Israeli soldiers transfer Palestinian men detained during a violent military raid against Jenin, near the Muqeibila crossing on the border with the occupied-West Bank. Gunfire and explosions rocked the Jenin area, an AFP journalist reported, as the Israeli military kept up a large-scale raid for a second day. (Credit: AFP)
Israeli raids against two hospitals in Jenin continued on Wednesday alongside the Palestinian Authority's own attacks against a third hospital in the same city in the Israeli-occupied West Bank. At least 10 Palestinians have been killed and around 40 injured since Israel launched its large-scale offensive against the city on Tuesday morning.
The main road leading to the Jenin Governmental Hospital has been bulldozed by the Israeli army and, according to a report from Middle East Eye (MEE), around 600 people who sought refuge there amid the attacks were completely shut off from receiving food throughout the day. Al Jazeera reports that around 2,000 families have been displaced by the surge in violence.
Israeli soldiers have actively prevented paramedics and rescue workers from tending to injured and collecting the dead, MEE reports, who lay strewn across the city's streets. At al-Amal Hospital, three doctors and two hospital workers were injured by gunfire from Israeli soldiers "firing indiscriminately" into the hospital's courtyard, the U.K.-based outlet said.
The Israeli army launched its offensive, which it says is part of a broader campaign against militants in the West Bank, just two days after the cease-fire in Gaza took effect. The Jenin refugee camp has a long history of resistance, both politically and militarily, against the Israeli occupation, playing a prominent role during the First Intifada (1987-1993). The Israeli army has killed nearly 900 people in the West Bank since Oct. 7, 2023, and arrested more than 9,700, Al Jazeera reports, citing local rights groups and health officials.
The Jenin battalion of the Al-Aqsa Martyrs’ Brigades, loosely politically aligned with Fatah, which controls the Palestinian Authority, said in a statement on social media and cited by the New York Times, that its fighters were engaged in “fierce clashes” with Israeli forces in several areas of Jenin and had detonated explosive devices.
Condemnation locally and from abroad
Hamas and Islamic Jihad both issued statements Wednesday strongly condemning the Israeli military raid on Jenin and accusing the Palestinian Authority (PA) of complicity.
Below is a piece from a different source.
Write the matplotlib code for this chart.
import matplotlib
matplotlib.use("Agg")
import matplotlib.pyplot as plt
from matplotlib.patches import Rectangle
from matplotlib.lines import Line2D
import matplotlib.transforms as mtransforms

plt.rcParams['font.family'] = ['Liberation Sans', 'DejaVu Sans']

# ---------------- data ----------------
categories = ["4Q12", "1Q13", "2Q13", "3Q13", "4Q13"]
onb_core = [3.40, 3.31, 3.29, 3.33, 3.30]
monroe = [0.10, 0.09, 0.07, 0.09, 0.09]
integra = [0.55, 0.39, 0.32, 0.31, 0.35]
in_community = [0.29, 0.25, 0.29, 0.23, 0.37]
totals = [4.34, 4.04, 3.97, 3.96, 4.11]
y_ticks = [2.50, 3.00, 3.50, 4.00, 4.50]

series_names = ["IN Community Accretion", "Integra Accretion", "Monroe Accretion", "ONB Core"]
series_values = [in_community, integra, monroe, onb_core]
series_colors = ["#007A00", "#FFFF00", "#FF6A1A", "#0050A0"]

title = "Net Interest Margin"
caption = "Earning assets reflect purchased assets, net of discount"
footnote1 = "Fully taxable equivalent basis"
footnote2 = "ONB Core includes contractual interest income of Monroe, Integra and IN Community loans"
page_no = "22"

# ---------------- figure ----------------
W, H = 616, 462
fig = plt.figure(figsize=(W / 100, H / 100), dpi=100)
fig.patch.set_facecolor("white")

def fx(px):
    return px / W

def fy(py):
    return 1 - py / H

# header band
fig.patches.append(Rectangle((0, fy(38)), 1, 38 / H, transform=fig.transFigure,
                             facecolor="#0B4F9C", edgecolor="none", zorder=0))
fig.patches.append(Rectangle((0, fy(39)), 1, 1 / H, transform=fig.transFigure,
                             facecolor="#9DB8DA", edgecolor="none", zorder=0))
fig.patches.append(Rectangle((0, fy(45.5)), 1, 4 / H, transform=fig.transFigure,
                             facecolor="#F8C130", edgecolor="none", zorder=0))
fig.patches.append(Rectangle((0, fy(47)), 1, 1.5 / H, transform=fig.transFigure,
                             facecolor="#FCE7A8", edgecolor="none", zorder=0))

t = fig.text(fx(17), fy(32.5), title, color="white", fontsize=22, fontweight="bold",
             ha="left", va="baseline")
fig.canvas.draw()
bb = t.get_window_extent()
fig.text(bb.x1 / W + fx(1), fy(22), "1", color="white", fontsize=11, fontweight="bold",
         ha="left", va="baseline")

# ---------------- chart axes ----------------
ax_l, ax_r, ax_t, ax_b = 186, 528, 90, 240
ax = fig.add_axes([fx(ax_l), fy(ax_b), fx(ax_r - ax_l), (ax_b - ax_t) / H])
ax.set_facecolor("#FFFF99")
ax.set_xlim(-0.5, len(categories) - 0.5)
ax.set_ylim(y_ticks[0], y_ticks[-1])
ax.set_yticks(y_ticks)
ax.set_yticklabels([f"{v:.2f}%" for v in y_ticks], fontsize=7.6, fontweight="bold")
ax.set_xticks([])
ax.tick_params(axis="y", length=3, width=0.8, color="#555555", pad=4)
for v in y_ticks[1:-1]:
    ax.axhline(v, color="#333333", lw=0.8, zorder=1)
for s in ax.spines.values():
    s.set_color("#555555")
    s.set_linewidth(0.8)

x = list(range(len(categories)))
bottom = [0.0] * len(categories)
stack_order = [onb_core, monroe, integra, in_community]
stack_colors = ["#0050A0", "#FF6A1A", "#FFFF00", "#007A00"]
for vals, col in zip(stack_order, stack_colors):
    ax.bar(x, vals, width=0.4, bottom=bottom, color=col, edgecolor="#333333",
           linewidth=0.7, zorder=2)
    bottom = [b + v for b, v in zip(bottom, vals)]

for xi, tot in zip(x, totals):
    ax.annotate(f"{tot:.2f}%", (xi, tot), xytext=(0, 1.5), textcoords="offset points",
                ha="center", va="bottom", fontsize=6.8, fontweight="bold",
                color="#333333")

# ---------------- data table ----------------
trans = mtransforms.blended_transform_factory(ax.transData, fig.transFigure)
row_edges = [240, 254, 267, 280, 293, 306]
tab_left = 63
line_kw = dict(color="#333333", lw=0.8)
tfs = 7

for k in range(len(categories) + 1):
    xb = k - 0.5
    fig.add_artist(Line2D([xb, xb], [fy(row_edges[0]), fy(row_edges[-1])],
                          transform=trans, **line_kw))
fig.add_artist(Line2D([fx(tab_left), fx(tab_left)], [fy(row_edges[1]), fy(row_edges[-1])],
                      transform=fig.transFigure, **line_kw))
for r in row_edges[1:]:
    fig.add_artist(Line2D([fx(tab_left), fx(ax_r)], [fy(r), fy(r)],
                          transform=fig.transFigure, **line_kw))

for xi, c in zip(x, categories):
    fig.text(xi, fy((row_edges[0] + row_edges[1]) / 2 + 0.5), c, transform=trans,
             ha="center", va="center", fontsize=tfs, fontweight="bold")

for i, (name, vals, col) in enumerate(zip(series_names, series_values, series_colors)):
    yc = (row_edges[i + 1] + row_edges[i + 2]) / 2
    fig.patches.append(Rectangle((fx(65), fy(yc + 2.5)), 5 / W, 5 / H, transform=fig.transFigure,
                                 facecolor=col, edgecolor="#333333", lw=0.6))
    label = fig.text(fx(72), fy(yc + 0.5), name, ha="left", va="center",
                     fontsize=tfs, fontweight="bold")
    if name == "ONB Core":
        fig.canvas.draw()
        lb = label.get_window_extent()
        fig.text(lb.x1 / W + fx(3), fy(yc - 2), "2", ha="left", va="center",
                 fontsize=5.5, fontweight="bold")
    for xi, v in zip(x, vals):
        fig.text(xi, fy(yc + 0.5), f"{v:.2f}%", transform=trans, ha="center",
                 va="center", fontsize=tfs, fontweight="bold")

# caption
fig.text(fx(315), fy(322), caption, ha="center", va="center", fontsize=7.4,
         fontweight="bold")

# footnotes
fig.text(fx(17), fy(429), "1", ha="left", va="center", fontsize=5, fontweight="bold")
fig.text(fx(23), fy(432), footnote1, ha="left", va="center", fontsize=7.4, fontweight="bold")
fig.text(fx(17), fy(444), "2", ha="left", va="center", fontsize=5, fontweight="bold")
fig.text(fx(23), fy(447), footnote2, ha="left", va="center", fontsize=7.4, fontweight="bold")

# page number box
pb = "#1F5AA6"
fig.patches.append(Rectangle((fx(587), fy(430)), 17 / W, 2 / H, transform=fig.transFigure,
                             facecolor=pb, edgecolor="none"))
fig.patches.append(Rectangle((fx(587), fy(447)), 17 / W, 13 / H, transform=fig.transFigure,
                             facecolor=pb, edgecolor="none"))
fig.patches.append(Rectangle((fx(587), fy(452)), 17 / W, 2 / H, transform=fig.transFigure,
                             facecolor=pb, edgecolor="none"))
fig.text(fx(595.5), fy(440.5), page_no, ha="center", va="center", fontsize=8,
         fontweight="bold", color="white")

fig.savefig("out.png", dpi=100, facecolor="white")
Hamas “condemned in the strongest terms the continued shedding of Palestinian blood at the hands of the Authority’s security forces in the West Bank.”
The group said in a statement that PA forces laid siege to the al-Razi Hospital and arrested wounded Palestinian fighters in a move that “crosses all red lines and national ethics.”
It called on “all factions and national and community figures in the West Bank to come out with all their strength in order to put an end to the serious violations of the Authority, and to confront the occupation’s aggression and targeting of the resistance fighters in Jenin, by escalating the clashes at all points of contact and at military checkpoints and settlements in the West Bank.”
In a separate statement, the Islamic Jihad condemned, "in the strongest terms, the displacement, destruction and systematic murders perpetrated by the [Israeli] army against the Jenin camp and its population.”
The statement also accuses the PA in Ramallah and its security services of complicity in the assault. “We hold the Ramallah authority and its security services responsible for their participation and complicity in this aggression after having provided [Israel] with services to impose a siege on the Jenin camp,” the group says.
A few days after an agreement was signed between Ramallah and the armed factions of the Jenin refugee camp, Israel launched a large-scale military operation dubbed "Iron Wall." Haaretz reported on Tuesday that senior PA officials consider Israel's military aggression against the West Bank to be "politically motivated."
Also on Wednesday, France expressed its own concerns over Israel's actions in Jenin, and called on Israel to show restraint. French Foreign Minister Jean-Noel Barrot would raise the topic of settlers in the West Bank at a European Union meeting on Jan. 27, said a statement from the French Foreign Ministry.